In support of the petitioner’s prayer to quash the order dated 20th May, 1986 same submission is pressed by the petitioner, i.e., the punishment of dismissal as well as imprisonment of six months was not permissible within the meaning of Army Act, 1950 and the said punishment being without jurisdiction, the petitioner was entitled to be reinstated.” 9. Apart from this, the judgment in the case of Nawal Kishore Sharma (supra), while interpreting Article 226 (2) has come to the conclusion that even if a small portion of the cause of action falls within the territorial jurisdiction of the concerned High Court, the High Court cannot refuse to entertain the writ petition subject to the refusal to exercise discretion.

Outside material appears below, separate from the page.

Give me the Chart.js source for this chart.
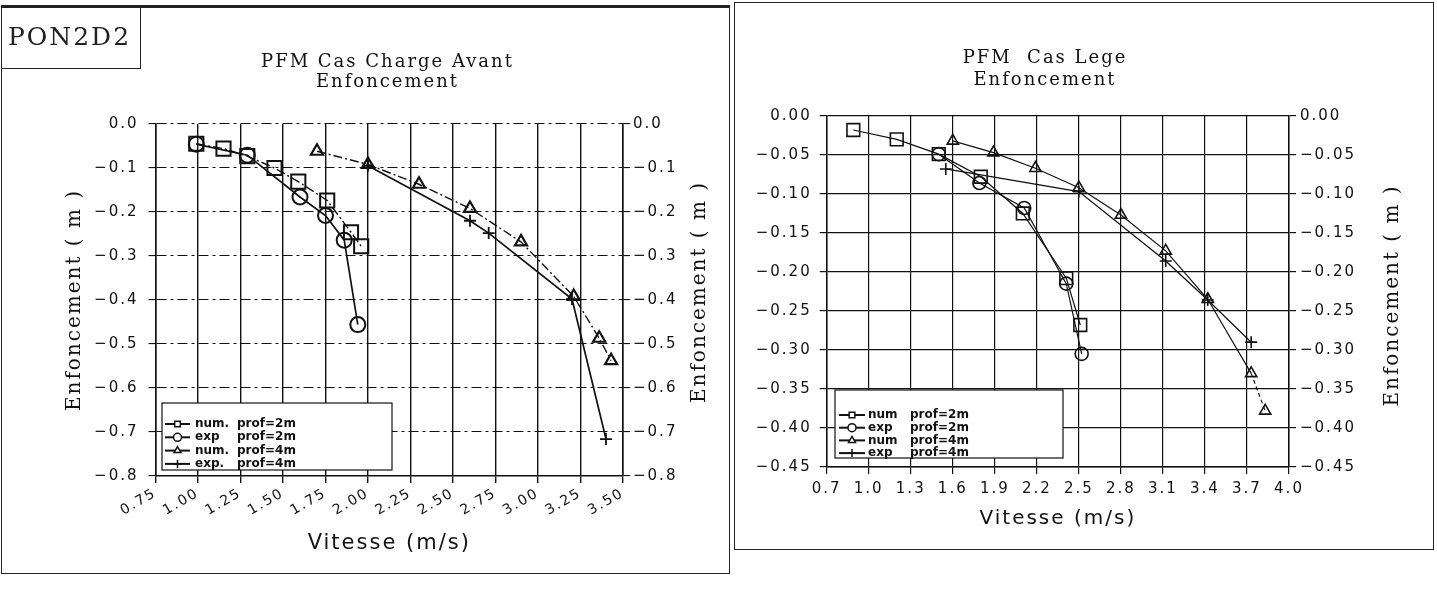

The aforesaid judgment also therefore comes to the aid of the appellant. 10. For all the reasons given here-in-above, the appeal deserves to be allowed and it is accordingly allowed and the judgment of the learned Single Judge dated 24.9.2003 and the judgment on the Review Petition dated 20.2.2004 are set aside. The writ petition would stand restored to its original number and shall be listed before the learned Single Judge for decision afresh on the merits of the matter.